When we compile and run debug.c now, we can clearly see that the second while loop is infinite.
As your programs get longer and more complicated, you’ll find more sophisticated debugging techniques more useful.

GDB

GDB, or GNU Debugger, is a program that allows your to step through your code line by line while it’s executing. Whenever you have run make on your code thus far, the compiler clang has executed with a command-line argument -ggdb3. This instructs clang to compile your code so that you can debug it within GDB if you so choose.
After you’ve compiled debug.c, you can open it in GDB by executing gdb debug.

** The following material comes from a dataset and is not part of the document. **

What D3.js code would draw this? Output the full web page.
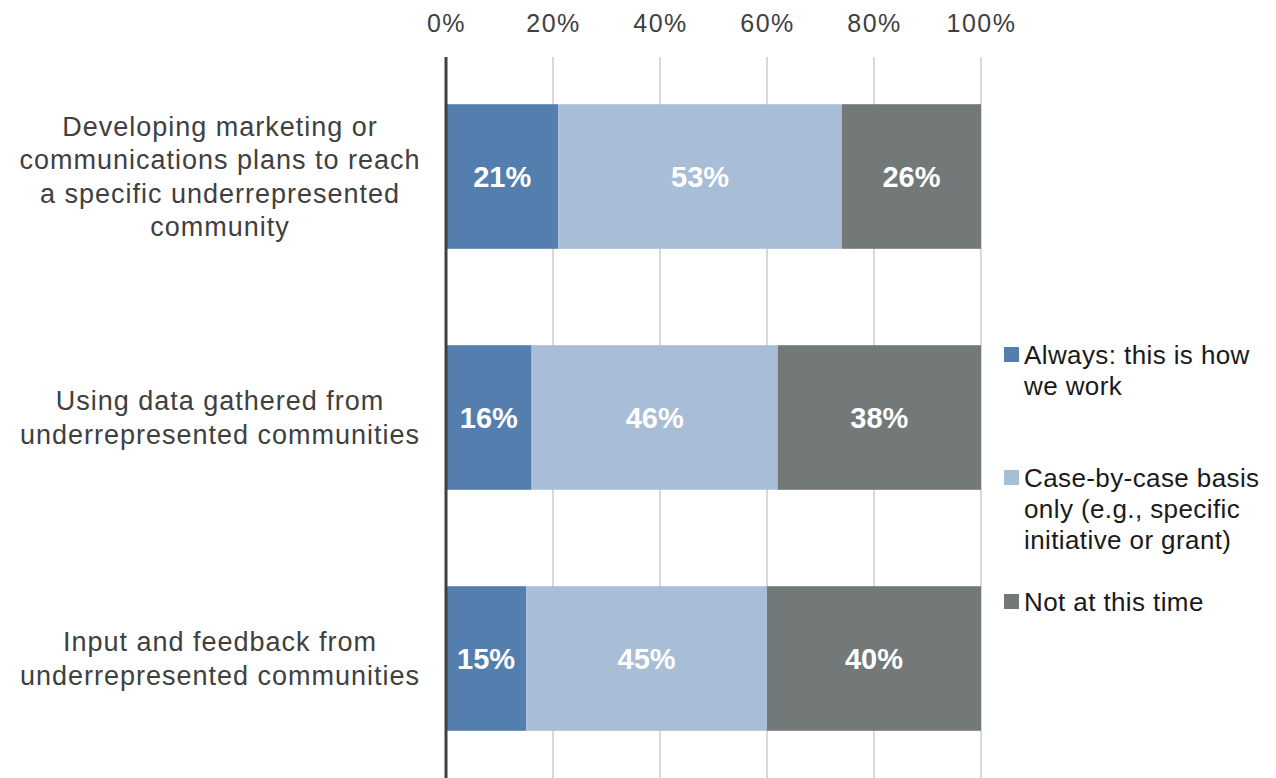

Note that the name of the program you want to walk through, in this case debug, is provided as a command-line argument to gdb.
Once you’ve started GDB, you’ll find yourself at a prompt. Type run to begin the execution of your program. This alone isn’t very useful, as the program will finish executing just as it would outside of GDB.
Before typing run, you can type break main to insert a breakpoint at the beginning of the main function. A breakpoint is a place at which execution of the program is paused. Once you’ve reached a breakpoint, you can type next repeatedly to step through your code line by line. Hitting Enter will redo the last command you typed.
Whenever we want to view the value of i, we can type print i.
list will display the code before and after your current position.
After stepping forward through many more executions of the second loop, printing i will give a negative number.

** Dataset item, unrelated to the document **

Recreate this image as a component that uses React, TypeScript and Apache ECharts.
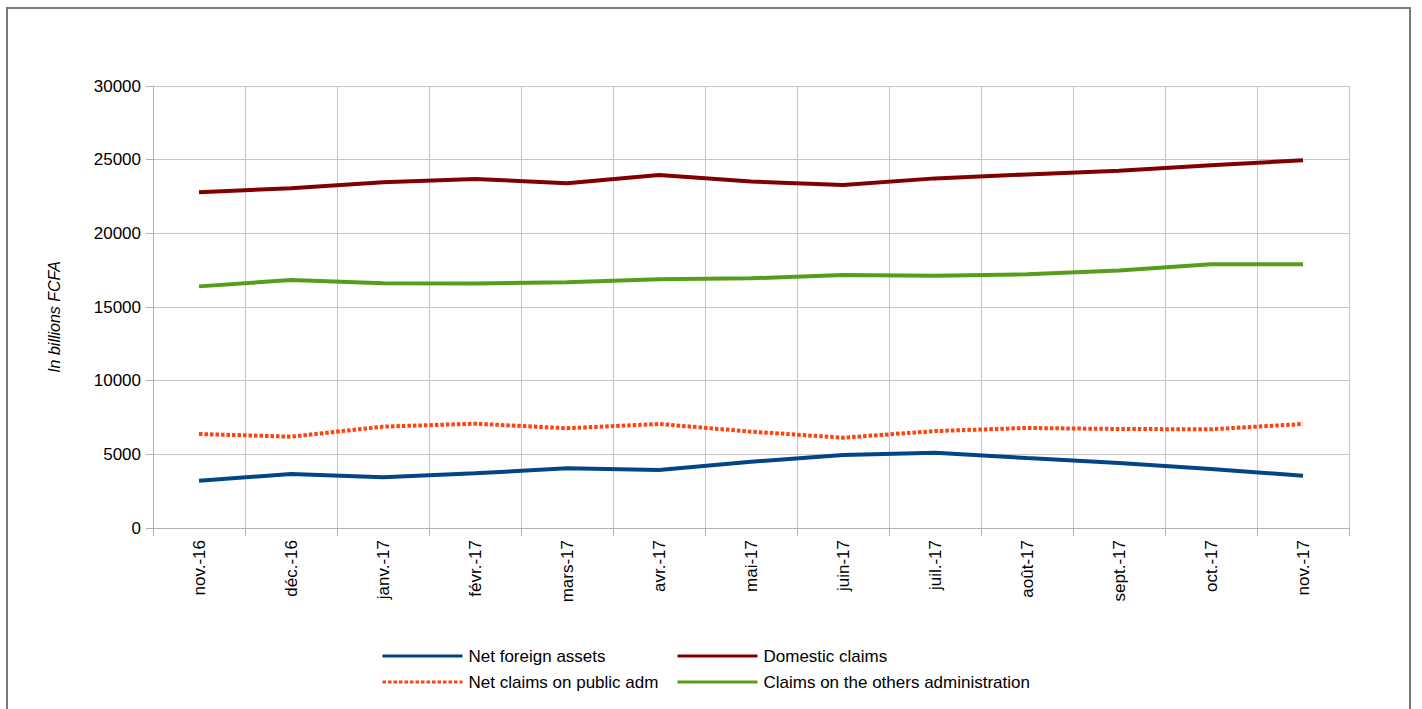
import React, { useEffect, useRef } from "react";
import * as echarts from "echarts";

const months = [
  "nov.-16", "déc.-16", "janv.-17", "févr.-17", "mars-17", "avr.-17", "mai-17",
  "juin-17", "juil.-17", "août-17", "sept.-17", "oct.-17", "nov.-17",
];

const netForeignAssets = [3210, 3670, 3440, 3710, 4050, 3940, 4500, 4950, 5110, 4750, 4410, 4000, 3550];
const domesticClaims = [22790, 23060, 23460, 23690, 23400, 23960, 23510, 23280, 23730, 24000, 24250, 24620, 24960];
const netClaimsPublicAdm = [6380, 6200, 6880, 7080, 6770, 7060, 6540, 6130, 6580, 6790, 6720, 6700, 7060];
const claimsOthersAdmin = [16400, 16830, 16610, 16590, 16680, 16880, 16950, 17170, 17120, 17220, 17470, 17900, 17900];

const yTicks = { min: 0, max: 30000, interval: 5000 };

const FONT = "'Liberation Sans', Arial, sans-serif";

export default function App() {
  const ref = useRef<HTMLDivElement>(null);

  useEffect(() => {
    if (!ref.current) return;
    const chart = echarts.init(ref.current, undefined, { renderer: "svg" });
    const gridColor = "#c6c6c6";
    const axisColor = "#b3b3b3";

    const legendBase = {
      top: 647,
      orient: "vertical",
      padding: 0,
      itemWidth: 80,
      itemHeight: 14,
      itemGap: 8,
      itemStyle: { opacity: 0 },
      lineStyle: { width: 3 },
      textStyle: { fontSize: 17, color: "#000", fontFamily: FONT, lineHeight: 18, padding: [0, 0, 0, 1] },
    };

    chart.setOption({
      animation: false,
      backgroundColor: "#ffffff",
      textStyle: { fontFamily: FONT },
      grid: { left: 153, top: 86, width: 1196, height: 442, containLabel: false },
      xAxis: {
        type: "category",
        data: months,
        boundaryGap: true,
        axisLine: { lineStyle: { color: axisColor, width: 1 } },
        axisTick: { show: true, length: 8, lineStyle: { color: axisColor } },
        splitLine: { show: true, lineStyle: { color: gridColor, width: 1 } },
        axisLabel: {
          rotate: 90,
          margin: 12,
          color: "#000",
          fontSize: 17,
          fontFamily: FONT,
          interval: 0,
        },
      },
      yAxis: {
        type: "value",
        min: yTicks.min,
        max: yTicks.max,
        interval: yTicks.interval,
        axisLine: { show: true, lineStyle: { color: axisColor, width: 1 } },
        axisTick: { show: true, length: 7, lineStyle: { color: axisColor } },
        splitLine: { show: true, lineStyle: { color: gridColor, width: 1 } },
        axisLabel: {
          margin: 12,
          color: "#000",
          fontSize: 17,
          fontFamily: FONT,
          formatter: (v: number) => String(v),
        },
      },
      legend: [
        { ...legendBase, left: 381, data: ["Net foreign assets", "Net claims on public adm"] },
        { ...legendBase, left: 676, data: ["Domestic claims", "Claims on the others administration"] },
      ],
      graphic: [
        {
          type: "rect",
          shape: { x: 7, y: 8, width: 1403, height: 760 },
          style: { fill: "none", stroke: "#7a7a7a", lineWidth: 2 },
          silent: true,
        },
        {
          type: "text",
          x: 54,
          y: 317,
          rotation: Math.PI / 2,
          style: {
            text: "In billions FCFA",
            fontSize: 16,
            fontStyle: "italic",
            fontFamily: FONT,
            fill: "#000",
            align: "center",
            verticalAlign: "middle",
          },
        },
      ],
      series: [
        {
          name: "Net foreign assets",
          type: "line",
          data: netForeignAssets,
          symbol: "none",
          color: "#004586",
          lineStyle: { color: "#004586", width: 4 },
        },
        {
          name: "Domestic claims",
          type: "line",
          data: domesticClaims,
          symbol: "none",
          color: "#800000",
          lineStyle: { color: "#800000", width: 4 },
        },
        {
          name: "Net claims on public adm",
          type: "line",
          data: netClaimsPublicAdm,
          symbol: "none",
          color: "#ff420e",
          lineStyle: { color: "#ff420e", width: 4, type: [3.5, 2] },
        },
        {
          name: "Claims on the others administration",
          type: "line",
          data: claimsOthersAdmin,
          symbol: "none",
          color: "#579d1c",
          lineStyle: { color: "#579d1c", width: 4 },
        },
      ],
    });

    return () => chart.dispose();
  }, []);

  return (
    <div style={{ position: "fixed", left: 0, top: 0, width: 1422, height: 709, background: "#fff" }}>
      <div ref={ref} style={{ width: 1422, height: 709 }} />
    </div>
  );
}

Let’s move the infinite loop inside the foo function for more practice with GDB:

#include <stdio.h>
#include <cs50.h>

void foo(int i)
{
    while (i != 0)
    {
        i = i - 3;
    }
    printf("%i\n", i);
}

int main(void)
{
    printf("Enter an integer: ");
    int i = GetInt();

    while (i > 10)
    {
        i--;
    }

    foo(i);
}

After starting GDB by executing gdb debug, we’ll again set a breakpoint at the beginning of main by typing break main. If we next over the foo function call, the program will finish executing. Note that although the second while loop appears infinite, it will eventually terminate for reasons we’ll wave our hands at for now.
If we want to examine what foo is doing, we need to type step instead of next. step is identical to next if the next line of code is not a function call.
We can also set a breakpoint at the foo function by typing break foo. Now when we type run, we’ll first stop at main. If we type continue, execution will resume until we hit the next breakpoint at foo.

Security

In Problem Set 2, you’ll be working with encrypting and decrypting passwords. Of course, the strength of the encryption doesn’t matter all that much if you choose a weak password.
Consider the code that implements the login prompt on your laptop. If it’s working properly, it will check that what the user types matches your password before letting the user in. However, if it’s working maliciously, it might check that what the user types matches some master password that lets anyone in. We can hope that this backdoor might be caught by at least one of the many people who have reviewed it.
But what if the malicious code is in the compiler? Then the compiler might actually insert the backdoor into the login prompt even though the code for the login prompt seems safe and has been reviewed. We can hope again that this would be caught by one of the people who reviewed the code for the compiler.
But what if the malicious code is in the compiler that is used to compile the compiler? Well, then, the backdoor might get inserted without anyone knowing.
If you think this scenario is unlikely, consider the speech that Ken Thompson gave, Reflections on Trusting Trust, when he accepted the Turing Award (more or less the Nobel Prize of computer science). In it, he describes this exact technique for compromising a compiler so that it would introduce a backdoor into a login program. The login program he refers to, however, is not some toy program, but rather the login program for all of UNIX. Since delivering this speech, Thompson has confirmed that this exploit was actually implemented and released to at least one company, BBN Technologies.